Jan Feddersen über den westdeutschen Blick: Ein Glücksfall!
Freunde und Freundinnen sagen mir offen: Da fahren wir nicht hin. Da – das ist der Osten unserer Republik. Manche haben ersichtliche Gründe: Menschen mit dunklerer Hautfarbe, als sie im Verständnis etlicher sein sollte, andere, weil sie einfach als Deutsche mit türkischer Familie keinen Stress wollen. Alles Verständnis für sie.
Dritte jedoch meiden Thüringen, Sachsen oder Brandenburg, weil sie glauben, dass das Gebiet der früheren DDR in der Bundesrepublik längst eine Art failed state ist, aussichtslos, dort überhaupt noch, in den Städtchen wie im Ländlichen, politisch etwas ausrichten zu können. Rechtsextrem, völkisch orientiert, bis in die letzten Gasthöfe und Gemeinden atmosphärisch vergiftet.

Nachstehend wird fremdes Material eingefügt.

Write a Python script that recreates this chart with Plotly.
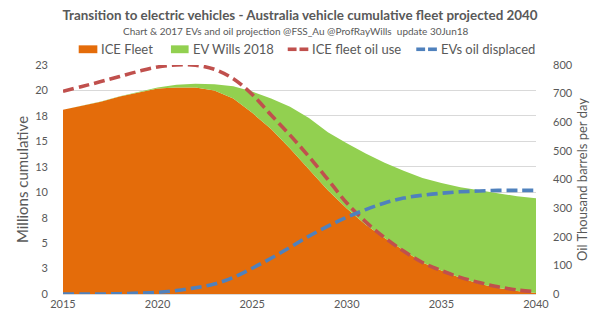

Meine Wahrheit bleibt jedoch: Der sogenannte „Osten“ ist das Beste, das diese Republik politisch zu bieten hat. Jene, die dem aggressiven Tun nicht folgen wollen, haben die Mehrheit. Wir sind mehr! In keinen anderen Gegenden leben so viele tatsächlich mutige Frauen und Männer, jung und jünger, aber auch alt, Demokratinnen*, die allen kulturellen Differenzen zum Trotz friedlich miteinander auskommen wollen. Von Frankfurt/Oder über Döbeln in Sachsen bis nach Eisenach sieht man schönste Landschaften, freundlichste Einwohnerinnen*, gewogenste Lebensverhältnisse.
In meinen vergangenen 28 Jahren in nächster Nähe, mit zahllosen Ausflügen und Begegnungen, privat oder im taz-Kontext etwa bei unserer Aktion taz.meinland vor 7 Jahren, zum sogenannten „Osten“ kann ich nur dies erinnern: Wahnsinnig interessante Menschen, die ihre eigene, oft brüchige Lebensgeschichte leben, die aber für ein friedliches Zusammenleben einstehen möchten. Ob im Erzgebirge, in der Prignitz, im Eichsfeld oder in der Lausitz, Männer und Frauen trauen sich, gegen den angeblichen Mainstream für Demokratie einzustehen, gegen das Völkische.
Das Schlimmste, das ihnen passieren könnte, wäre dies in erster Linie: Dass wir, die wir ein „westliches“ Leben gelebt haben, sie allein lassen. Dass wir sie abschreiben. Dass wir ihre anderen kulturellen Gepflogenheiten nicht aushalten wollen – die Sprechweisen, ihre Musik, ihre Lesegewohnheiten, ihre Art. Und dass wir ihnen auch ein bisschen übelnehmen, dass sie ein „normales“, nicht linksalternatives Leben führen (wollen).
Der „Osten“? Mit schierer Neugier gesagt: In diversester Hinsicht – das beste, was Deutschland passieren konnte.